Question

Numerically greatest term in the expansion of $(2x-3y)^n$ when $x=\frac{7}{5}, y=\frac{3}{7}$ and $n=13$ is

• A. $13.3^5.7^9$
• B. $13.3^4.7^9$
• C. $26.3^5.7^9$
• D. $26.3^4.7^9$

Hint:

When calculating the numerically greatest term, be very careful with the formula for the ratio, which is $\frac{n-r+1}{r} |\frac{B}{A}|$. A common mistake is using $r+1$ in the denominator. If your calculated value does not match the options, double-check your arithmetic. If it still doesn't match, the question might be flawed, which can happen in competitive exams.

Answer 1

The Correct Option is C

Step 1: Understanding the Concept
To find the numerically greatest term in the binomial expansion of $(a+b)^n$, we find the value of $r$ for which the term $T_{r+1} = {^n}C_r a^{n-r} b^r$ is maximum.
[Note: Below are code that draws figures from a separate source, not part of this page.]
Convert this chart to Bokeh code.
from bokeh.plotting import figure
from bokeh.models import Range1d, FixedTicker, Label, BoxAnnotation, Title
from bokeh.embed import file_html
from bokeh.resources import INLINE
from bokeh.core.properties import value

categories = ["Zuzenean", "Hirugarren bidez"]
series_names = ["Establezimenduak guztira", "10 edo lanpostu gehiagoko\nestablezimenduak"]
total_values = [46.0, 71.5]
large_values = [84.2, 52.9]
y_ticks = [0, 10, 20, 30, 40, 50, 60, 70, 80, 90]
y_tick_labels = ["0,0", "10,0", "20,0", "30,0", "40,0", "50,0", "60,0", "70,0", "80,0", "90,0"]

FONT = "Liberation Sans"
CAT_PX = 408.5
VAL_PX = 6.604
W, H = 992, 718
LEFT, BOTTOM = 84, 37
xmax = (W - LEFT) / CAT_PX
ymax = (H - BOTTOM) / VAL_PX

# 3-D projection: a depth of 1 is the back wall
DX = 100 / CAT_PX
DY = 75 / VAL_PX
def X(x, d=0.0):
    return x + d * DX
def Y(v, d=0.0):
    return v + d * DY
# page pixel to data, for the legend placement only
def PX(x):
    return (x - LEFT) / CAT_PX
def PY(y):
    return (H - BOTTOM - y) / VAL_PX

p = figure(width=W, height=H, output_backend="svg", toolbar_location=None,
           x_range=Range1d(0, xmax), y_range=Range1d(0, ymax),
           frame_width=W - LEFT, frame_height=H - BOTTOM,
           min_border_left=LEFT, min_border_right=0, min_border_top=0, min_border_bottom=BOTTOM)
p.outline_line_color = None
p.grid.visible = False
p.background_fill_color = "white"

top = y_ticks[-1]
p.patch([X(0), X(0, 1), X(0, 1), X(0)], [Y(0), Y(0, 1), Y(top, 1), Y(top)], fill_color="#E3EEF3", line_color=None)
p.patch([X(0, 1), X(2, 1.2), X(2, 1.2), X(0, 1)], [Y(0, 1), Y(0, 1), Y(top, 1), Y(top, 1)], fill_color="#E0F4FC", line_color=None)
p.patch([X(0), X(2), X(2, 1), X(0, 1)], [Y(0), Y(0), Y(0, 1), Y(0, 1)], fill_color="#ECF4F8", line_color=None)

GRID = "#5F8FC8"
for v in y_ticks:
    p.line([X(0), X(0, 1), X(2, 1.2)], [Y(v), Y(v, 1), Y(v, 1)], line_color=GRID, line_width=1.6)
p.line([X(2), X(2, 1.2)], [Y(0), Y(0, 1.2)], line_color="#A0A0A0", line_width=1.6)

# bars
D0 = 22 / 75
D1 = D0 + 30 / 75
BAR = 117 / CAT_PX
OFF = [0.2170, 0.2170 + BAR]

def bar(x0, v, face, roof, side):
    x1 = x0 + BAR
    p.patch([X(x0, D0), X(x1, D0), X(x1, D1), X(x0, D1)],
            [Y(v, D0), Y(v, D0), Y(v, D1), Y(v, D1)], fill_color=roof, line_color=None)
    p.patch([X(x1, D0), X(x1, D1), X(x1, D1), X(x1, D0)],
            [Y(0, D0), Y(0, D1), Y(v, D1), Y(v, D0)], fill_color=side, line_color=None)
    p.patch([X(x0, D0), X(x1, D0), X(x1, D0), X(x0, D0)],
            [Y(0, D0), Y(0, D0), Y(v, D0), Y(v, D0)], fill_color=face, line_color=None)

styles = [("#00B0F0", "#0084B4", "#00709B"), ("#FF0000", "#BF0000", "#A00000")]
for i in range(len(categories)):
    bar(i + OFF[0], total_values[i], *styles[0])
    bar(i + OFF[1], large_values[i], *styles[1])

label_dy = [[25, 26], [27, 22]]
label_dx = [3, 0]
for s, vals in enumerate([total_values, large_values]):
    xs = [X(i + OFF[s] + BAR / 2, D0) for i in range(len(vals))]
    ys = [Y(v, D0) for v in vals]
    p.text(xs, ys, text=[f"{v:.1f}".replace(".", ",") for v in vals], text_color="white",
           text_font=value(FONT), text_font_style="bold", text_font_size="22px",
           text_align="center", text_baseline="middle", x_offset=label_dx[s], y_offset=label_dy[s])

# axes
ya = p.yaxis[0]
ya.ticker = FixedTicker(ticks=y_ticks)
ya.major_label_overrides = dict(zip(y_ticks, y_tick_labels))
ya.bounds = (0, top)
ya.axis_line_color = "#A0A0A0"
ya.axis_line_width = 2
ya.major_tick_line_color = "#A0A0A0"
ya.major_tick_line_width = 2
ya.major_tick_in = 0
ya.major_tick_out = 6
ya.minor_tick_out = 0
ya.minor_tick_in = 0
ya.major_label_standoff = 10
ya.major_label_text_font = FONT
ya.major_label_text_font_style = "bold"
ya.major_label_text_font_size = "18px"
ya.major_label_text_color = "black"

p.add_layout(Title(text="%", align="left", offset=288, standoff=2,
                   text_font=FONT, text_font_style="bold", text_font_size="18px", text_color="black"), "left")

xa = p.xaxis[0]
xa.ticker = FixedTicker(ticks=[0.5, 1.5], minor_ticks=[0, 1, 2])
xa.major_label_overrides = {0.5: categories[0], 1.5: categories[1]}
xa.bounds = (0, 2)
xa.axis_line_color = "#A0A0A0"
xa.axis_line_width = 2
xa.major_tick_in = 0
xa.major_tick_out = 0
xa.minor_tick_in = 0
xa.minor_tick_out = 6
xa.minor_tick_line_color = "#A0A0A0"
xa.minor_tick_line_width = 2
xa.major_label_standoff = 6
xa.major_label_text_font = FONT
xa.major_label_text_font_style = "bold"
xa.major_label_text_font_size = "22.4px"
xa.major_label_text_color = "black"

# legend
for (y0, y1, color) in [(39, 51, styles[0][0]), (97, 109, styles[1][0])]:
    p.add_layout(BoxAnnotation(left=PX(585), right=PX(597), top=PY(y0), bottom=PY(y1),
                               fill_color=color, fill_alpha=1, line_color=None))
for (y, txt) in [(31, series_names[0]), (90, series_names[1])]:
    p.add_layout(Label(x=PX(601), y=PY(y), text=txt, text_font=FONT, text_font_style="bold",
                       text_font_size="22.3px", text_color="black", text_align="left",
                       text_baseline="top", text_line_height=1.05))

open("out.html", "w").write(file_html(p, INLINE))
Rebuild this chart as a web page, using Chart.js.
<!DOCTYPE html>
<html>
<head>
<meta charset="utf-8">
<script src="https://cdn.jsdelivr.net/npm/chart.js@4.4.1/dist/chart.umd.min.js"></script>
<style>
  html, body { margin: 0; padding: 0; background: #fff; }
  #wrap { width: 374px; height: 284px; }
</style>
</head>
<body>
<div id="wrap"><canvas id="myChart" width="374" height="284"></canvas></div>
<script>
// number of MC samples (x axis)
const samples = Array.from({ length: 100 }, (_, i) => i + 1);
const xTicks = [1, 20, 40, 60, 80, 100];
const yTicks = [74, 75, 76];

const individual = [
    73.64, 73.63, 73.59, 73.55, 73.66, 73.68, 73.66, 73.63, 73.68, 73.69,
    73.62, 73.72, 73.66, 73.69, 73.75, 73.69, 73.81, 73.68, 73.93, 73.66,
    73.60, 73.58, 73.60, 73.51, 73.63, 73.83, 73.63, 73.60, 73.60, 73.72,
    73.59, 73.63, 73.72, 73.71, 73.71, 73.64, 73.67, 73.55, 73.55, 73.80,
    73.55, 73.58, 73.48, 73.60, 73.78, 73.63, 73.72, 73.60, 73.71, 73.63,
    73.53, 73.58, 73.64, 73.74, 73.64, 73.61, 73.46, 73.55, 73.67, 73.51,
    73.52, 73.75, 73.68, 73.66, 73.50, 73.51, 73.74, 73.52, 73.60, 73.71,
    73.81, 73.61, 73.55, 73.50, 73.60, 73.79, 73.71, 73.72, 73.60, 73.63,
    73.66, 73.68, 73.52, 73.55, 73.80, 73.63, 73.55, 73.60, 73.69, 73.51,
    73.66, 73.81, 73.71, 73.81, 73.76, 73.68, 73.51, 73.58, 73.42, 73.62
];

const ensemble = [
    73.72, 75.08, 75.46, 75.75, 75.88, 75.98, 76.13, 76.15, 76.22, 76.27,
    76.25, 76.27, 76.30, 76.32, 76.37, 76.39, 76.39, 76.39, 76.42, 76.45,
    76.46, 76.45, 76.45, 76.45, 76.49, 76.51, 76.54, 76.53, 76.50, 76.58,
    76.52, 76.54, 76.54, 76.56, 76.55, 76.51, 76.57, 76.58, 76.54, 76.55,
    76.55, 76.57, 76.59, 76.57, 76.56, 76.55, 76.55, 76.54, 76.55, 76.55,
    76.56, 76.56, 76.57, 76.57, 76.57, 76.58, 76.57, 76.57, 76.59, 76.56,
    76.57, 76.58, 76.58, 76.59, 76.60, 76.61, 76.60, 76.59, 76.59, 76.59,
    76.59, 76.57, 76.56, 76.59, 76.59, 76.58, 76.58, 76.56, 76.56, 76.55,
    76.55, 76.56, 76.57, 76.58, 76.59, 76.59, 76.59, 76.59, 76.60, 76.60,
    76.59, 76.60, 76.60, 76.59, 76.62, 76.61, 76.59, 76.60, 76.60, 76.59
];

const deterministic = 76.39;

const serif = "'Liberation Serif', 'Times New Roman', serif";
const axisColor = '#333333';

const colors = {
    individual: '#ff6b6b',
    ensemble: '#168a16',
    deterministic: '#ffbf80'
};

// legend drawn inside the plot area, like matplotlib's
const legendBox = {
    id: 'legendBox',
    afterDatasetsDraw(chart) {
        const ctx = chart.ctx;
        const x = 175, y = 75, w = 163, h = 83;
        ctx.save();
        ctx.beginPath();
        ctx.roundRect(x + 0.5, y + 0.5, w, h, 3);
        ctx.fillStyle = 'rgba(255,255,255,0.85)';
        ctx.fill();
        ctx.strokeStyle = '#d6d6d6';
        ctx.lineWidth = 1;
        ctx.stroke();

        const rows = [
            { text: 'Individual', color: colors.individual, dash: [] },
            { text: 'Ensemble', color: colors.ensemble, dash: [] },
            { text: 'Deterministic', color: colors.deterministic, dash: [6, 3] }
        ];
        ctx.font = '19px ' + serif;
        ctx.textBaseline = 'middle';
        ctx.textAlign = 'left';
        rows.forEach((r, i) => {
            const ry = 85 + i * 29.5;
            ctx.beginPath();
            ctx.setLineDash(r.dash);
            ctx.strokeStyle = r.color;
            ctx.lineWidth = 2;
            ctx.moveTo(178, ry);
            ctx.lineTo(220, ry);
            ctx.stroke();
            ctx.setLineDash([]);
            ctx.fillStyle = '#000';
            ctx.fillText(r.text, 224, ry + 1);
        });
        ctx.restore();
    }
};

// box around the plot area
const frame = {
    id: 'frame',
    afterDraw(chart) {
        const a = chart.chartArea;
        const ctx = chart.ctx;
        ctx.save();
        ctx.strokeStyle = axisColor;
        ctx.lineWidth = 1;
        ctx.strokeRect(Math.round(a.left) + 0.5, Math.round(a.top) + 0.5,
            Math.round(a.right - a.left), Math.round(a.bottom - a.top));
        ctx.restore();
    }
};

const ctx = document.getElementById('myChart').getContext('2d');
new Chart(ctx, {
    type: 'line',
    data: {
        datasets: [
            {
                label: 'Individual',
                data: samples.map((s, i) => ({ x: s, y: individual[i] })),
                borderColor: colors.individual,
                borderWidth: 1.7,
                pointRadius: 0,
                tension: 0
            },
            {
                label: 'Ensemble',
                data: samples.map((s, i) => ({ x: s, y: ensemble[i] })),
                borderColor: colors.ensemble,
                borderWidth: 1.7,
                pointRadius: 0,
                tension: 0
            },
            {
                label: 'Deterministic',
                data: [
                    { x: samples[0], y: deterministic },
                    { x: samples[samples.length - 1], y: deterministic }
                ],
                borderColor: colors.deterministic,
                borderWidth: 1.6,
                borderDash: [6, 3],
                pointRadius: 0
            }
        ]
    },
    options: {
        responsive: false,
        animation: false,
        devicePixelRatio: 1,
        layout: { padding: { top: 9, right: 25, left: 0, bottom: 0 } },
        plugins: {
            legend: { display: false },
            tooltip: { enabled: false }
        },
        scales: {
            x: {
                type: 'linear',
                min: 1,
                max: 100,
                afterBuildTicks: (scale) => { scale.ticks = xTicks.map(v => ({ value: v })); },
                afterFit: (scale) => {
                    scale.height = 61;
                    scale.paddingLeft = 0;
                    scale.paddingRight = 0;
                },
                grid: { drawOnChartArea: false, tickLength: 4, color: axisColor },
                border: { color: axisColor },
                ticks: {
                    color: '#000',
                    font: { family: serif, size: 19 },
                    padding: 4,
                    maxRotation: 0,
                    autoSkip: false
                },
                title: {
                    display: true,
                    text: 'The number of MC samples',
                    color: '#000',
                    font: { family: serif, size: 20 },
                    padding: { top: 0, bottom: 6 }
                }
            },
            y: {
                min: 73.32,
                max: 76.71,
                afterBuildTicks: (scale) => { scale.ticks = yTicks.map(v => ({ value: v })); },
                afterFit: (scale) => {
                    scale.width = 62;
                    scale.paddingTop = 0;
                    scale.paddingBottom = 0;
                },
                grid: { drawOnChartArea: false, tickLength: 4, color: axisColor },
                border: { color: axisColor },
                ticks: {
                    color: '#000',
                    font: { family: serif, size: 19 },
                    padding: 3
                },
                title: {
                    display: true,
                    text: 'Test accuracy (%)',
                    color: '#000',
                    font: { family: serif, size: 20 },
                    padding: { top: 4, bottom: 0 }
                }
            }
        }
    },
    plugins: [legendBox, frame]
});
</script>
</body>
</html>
This is done by analyzing the ratio of consecutive terms, $|\frac{T_{r+1}}{T_r}|$.
Step 2: Key Formula or Approach
The numerically greatest term is $T_{r+1}$ where $r$ is determined by the inequality:
\[ \left|\frac{T_{r+1}}{T_r}\right| \ge 1 \] For the expansion $(A+B)^n$, this ratio is $\frac{n-r+1}{r}\left|\frac{B}{A}\right|$. We solve for $r$ using this inequality.
If the result is $r \le m$, where $m$ is not an integer, the greatest term is $T_{\lfloor m \rfloor+1}$. If $m$ is an integer, $T_m$ and $T_{m+1}$ are equal and are the greatest terms.
Step 3: Detailed Explanation
The expansion is for $(2x-3y)^{13}$.
Here, $n=13$, $A = 2x$, and $B = -3y$.
Given $x = \frac{7}{5}$ and $y = \frac{3}{7}$.
First, calculate the values of A and B:
\[ A = 2x = 2 \cdot \frac{7}{5} = \frac{14}{5} \] \[ B = -3y = -3 \cdot \frac{3}{7} = -\frac{9}{7} \] Now, we set up the inequality:
\[ \frac{13-r+1}{r} \left| \frac{-9/7}{14/5} \right| \ge 1 \] \[ \frac{14-r}{r} \left( \frac{9/7}{14/5} \right) \ge 1 \] \[ \frac{14-r}{r} \left( \frac{9 \times 5}{7 \times 14} \right) \ge 1 \] \[ \frac{14-r}{r} \left( \frac{45}{98} \right) \ge 1 \] \[ 45(14-r) \ge 98r \] \[ 630 - 45r \ge 98r \] \[ 630 \ge 143r \] \[ r \le \frac{630}{143} \approx 4.405 \] Since $r$ must be an integer, the largest value of $r$ satisfying this is $r=4$.
The numerically greatest term is $T_{r+1} = T_{4+1} = T_5$.
Now we calculate the value of $T_5$:
\[ T_5 = {^{13}}C_4 (2x)^{13-4} (-3y)^4 = {^{13}}C_4 (2x)^9 (3y)^4 \] \[ {^{13}}C_4 = \frac{13 \times 12 \times 11 \times 10}{4 \times 3 \times 2 \times 1} = 13 \times 5 \times 11 = 715 \] \[ T_5 = 715 \left(2 \cdot \frac{7}{5}\right)^9 \left(3 \cdot \frac{3}{7}\right)^4 = 715 \left(\frac{14}{5}\right)^9 \left(\frac{9}{7}\right)^4 \] \[ T_5 = 715 \frac{14^9}{5^9} \frac{9^4}{7^4} = (5 \times 11 \times 13) \frac{(2 \times 7)^9}{5^9} \frac{(3^2)^4}{7^4} \] \[ T_5 = (5 \times 11 \times 13) \frac{2^9 \times 7^9}{5^9} \frac{3^8}{7^4} = \frac{11 \times 13 \times 2^9 \times 3^8 \times 7^5}{5^8} \] This calculated value does not match any of the options. This indicates a probable typo in the question's parameters ($x, y, n$) or the options provided.
Given the discrepancy, it's impossible to logically derive the provided correct answer from the question as stated. There must be an error in the source material.
Step 4: Final Answer
Based on a correct application of the standard method, the numerically greatest term is the 5th term, $T_5$, whose value is $\frac{11 \times 13 \times 2^9 \times 3^8 \times 7^5}{5^8}$. This does not match the provided options, suggesting an error in the problem statement.